The Enforcement Action Seeks to Recover $1.8 Million in $100-A-Day Fees
The vast majority of nearly 4,000 beverage retailers have agreed to redeem bottles and cans if consumers can’t find another convenient recycler. But Consumer Watchdog estimated from limited data that half to two-thirds of those retailers may be refusing to do so.
Even for the pharmacy giant, $3.6 million “is enough to get CVS’ attention and enough to get the attention of the entire retail community,” Tucker said. “This is the wake-up call.”
The enforcement action seeks to recover $1.8 million in $100-a-day fees that the 81 stores failed to pay by the end of October, and another $1.8 million in civil penalties. The total fine is a state record against retailers that are supposed to redeem cans and bottles.

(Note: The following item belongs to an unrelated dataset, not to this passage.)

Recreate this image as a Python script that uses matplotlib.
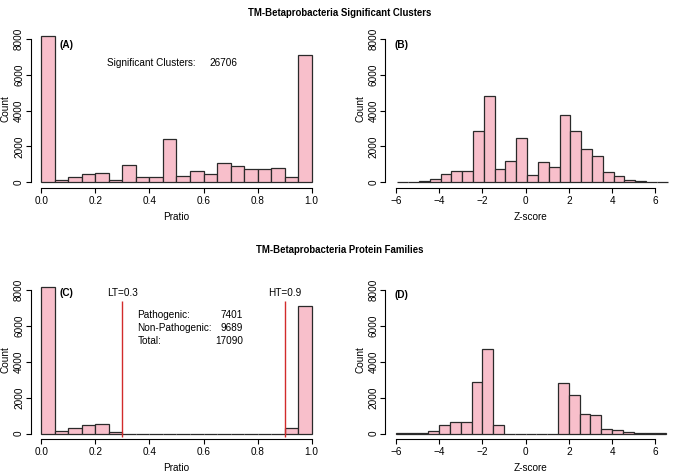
import matplotlib
matplotlib.use("Agg")
import matplotlib.pyplot as plt
import numpy as np

plt.rcParams['font.family'] = ['Liberation Sans', 'DejaVu Sans']

# ---------------- data ----------------
title_top = "TM-Betaprobacteria Significant Clusters"
title_bottom = "TM-Betaprobacteria Protein Families"

# Pratio histograms (bin width 0.05, starting at 0.0)
pratio_start = 0.0
pratio_width = 0.05
pratio_counts_A = [8150, 149, 316, 465, 502, 112, 949, 298, 298, 2400,
                   353, 651, 465, 1098, 930, 726, 726, 781, 290, 7100]
pratio_counts_C = [8150, 149, 316, 465, 502, 112, 0, 0, 0, 0,
                   0, 0, 0, 0, 0, 0, 0, 0, 290, 7100]

# Z-score histograms (bin width 0.5)
z_width = 0.5
z_start_B = -5.93
z_counts_B = [5, 15, 56, 167, 447, 614, 651, 2865, 4800, 726,
              1172, 2456, 391, 1153, 837, 3740, 2847, 1842, 1488, 558,
              335, 130, 56, 20, 5]
z_start_D = -6.0
z_counts_D = [5, 15, 37, 167, 465, 633, 651, 2847, 4688, 447,
              0, 0, 0, 0, 0, 2809, 2121, 1079, 1042, 279,
              223, 112, 37, 15, 5]

pratio_ticks = [0.0, 0.2, 0.4, 0.6, 0.8, 1.0]
pratio_ticklabels = ["0.0", "0.2", "0.4", "0.6", "0.8", "1.0"]
z_ticks = [-6, -4, -2, 0, 2, 4, 6]
z_ticklabels = ["\u22126", "\u22124", "\u22122", "0", "2", "4", "6"]
count_ticks = [0, 2000, 4000, 6000, 8000]
count_ticklabels = ["0", "2000", "4000", "6000", "8000"]

thresholds = [0.3, 0.9]
threshold_labels = ["LT=0.3", "HT=0.9"]

sig_clusters = "26706"
stats_names = ["Pathogenic:", "Non-Pathogenic:", "Total:"]
stats_values = ["7401", "9689", "17090"]

# ---------------- style ----------------
W, H = 679, 474
pink = "#F8BFCB"
edge = "#2a2a2a"
red = "#D22B2B"
fs = 7.2

fig = plt.figure(figsize=(W / 100, H / 100), dpi=100)

def rect(left, top, right, bottom):
    return [left / W, 1 - bottom / H, (right - left) / W, (bottom - top) / H]

axA = fig.add_axes(rect(30.5, 29.7, 322.5, 188.2))
axB = fig.add_axes(rect(385.0, 29.7, 677.0, 188.2))
axC = fig.add_axes(rect(30.5, 280.5, 322.5, 439.4))
axD = fig.add_axes(rect(385.0, 280.5, 677.0, 439.4))

def style(ax, xlim, xticks, xticklabels, xbounds, xlabel):
    ax.set_xlim(*xlim)
    ax.set_ylim(-327, 8513)
    for s in ['top', 'right']:
        ax.spines[s].set_visible(False)
    ax.spines['left'].set_bounds(0, 8000)
    ax.spines['bottom'].set_bounds(*xbounds)
    for s in ['left', 'bottom']:
        ax.spines[s].set_linewidth(0.8)
        ax.spines[s].set_color('black')
    ax.set_xticks(xticks)
    ax.set_xticklabels(xticklabels, fontsize=fs)
    ax.set_yticks(count_ticks)
    ax.set_yticklabels(count_ticklabels, fontsize=fs, rotation=90, va='center')
    ax.tick_params(axis='both', direction='out', length=3.6, width=0.8, colors='black')
    ax.tick_params(axis='x', pad=2.0)
    ax.tick_params(axis='y', pad=1.0)
    ax.set_xlabel(xlabel, fontsize=fs, labelpad=4.0)
    ax.set_ylabel("Count", fontsize=fs, labelpad=2.5)

def hist(ax, start, width, counts):
    lefts = [start + i * width for i in range(len(counts))]
    ax.bar(lefts, counts, width=width, align='edge', color=pink,
           edgecolor=edge, linewidth=0.9)

# Panel A
hist(axA, pratio_start, pratio_width, pratio_counts_A)
style(axA, (-0.04, 1.04), pratio_ticks, pratio_ticklabels, (0, 1), "Pratio")
axA.text(0.068, 7660, "(A)", fontsize=fs, fontweight='bold', ha='left', va='center')
axA.text(0.242, 6674, "Significant Clusters:", fontsize=fs, ha='left', va='center')
axA.text(0.725, 6674, sig_clusters, fontsize=fs, ha='right', va='center')

# Panel B
hist(axB, z_start_B, z_width, z_counts_B)
style(axB, (-6.5, 7.0), z_ticks, z_ticklabels, (-6, 6), "Z-score")
axB.text(-6.05, 7660, "(B)", fontsize=fs, fontweight='bold', ha='left', va='center')

# Panel C
hist(axC, pratio_start, pratio_width, pratio_counts_C)
style(axC, (-0.04, 1.04), pratio_ticks, pratio_ticklabels, (0, 1), "Pratio")
axC.text(0.068, 7795, "(C)", fontsize=fs, fontweight='bold', ha='left', va='center')
for t, lab in zip(thresholds, threshold_labels):
    axC.plot([t, t], [-180, 7390], color=red, lw=1.0, solid_capstyle='butt')
    axC.text(t, 7795, lab, fontsize=fs, ha='center', va='center')
for i, (n, v) in enumerate(zip(stats_names, stats_values)):
    y = 6574 - i * 720
    axC.text(0.355, y, n, fontsize=fs, ha='left', va='center')
    axC.text(0.747, y, v, fontsize=fs, ha='right', va='center')

# Panel D
hist(axD, z_start_D, z_width, z_counts_D)
style(axD, (-6.5, 7.0), z_ticks, z_ticklabels, (-6, 6), "Z-score")
axD.text(-6.05, 7720, "(D)", fontsize=fs, fontweight='bold', ha='left', va='center')

# Titles
fig.text(0.5, 1 - 13 / H, title_top, fontsize=6.9, fontweight='bold', ha='center', va='center')
fig.text(0.5, 1 - 250 / H, title_bottom, fontsize=6.9, fontweight='bold', ha='center', va='center')

fig.savefig("out.png", dpi=100)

Jared Blumenfeld, California’s secretary for Environmental Protection, said in a statement that the goal is to send a message that the state “will hold retailers accountable for refunding consumers their nickel and dime recycling deposits.”
More Than Half the State’s Recycling Centers Have Closed in the Last Five Years
California is one of 10 states with a deposit-refund system for beverage containers. Consumers pay an extra 5 cents for bottles up to 24 ounces (709.76 milliliters) and 10 cents for bottles more than 24 ounces.
They’re supposed to get that money back by recycling the bottle or can once they are finished with it. But Consumer Watchdog said more consumers are throwing them away because they can’t find a convenient recycling location.
More than half the state’s recycling centers have closed in the last five years, according to an analysis of state data by the Container Recycling Institute, though CalRecycle says about 1,200 remain.
State subsidies to recyclers have increased each of the last four years, including $176 million last year. It’s devoting another $15 million this year to aid recycling centers and spur projects like using mobile redemption centers in areas with high rents and community opposition to permanent recycling centers.
CalRecycle Director Scott Smithline, who is retiring at year’s end, said the fine is part of agency actions that includes intensified inspections. Klug, the department spokesman, said that has included 2,180 inspections since August, with a priority on retailers who have had the largest number of violations and penalties owed.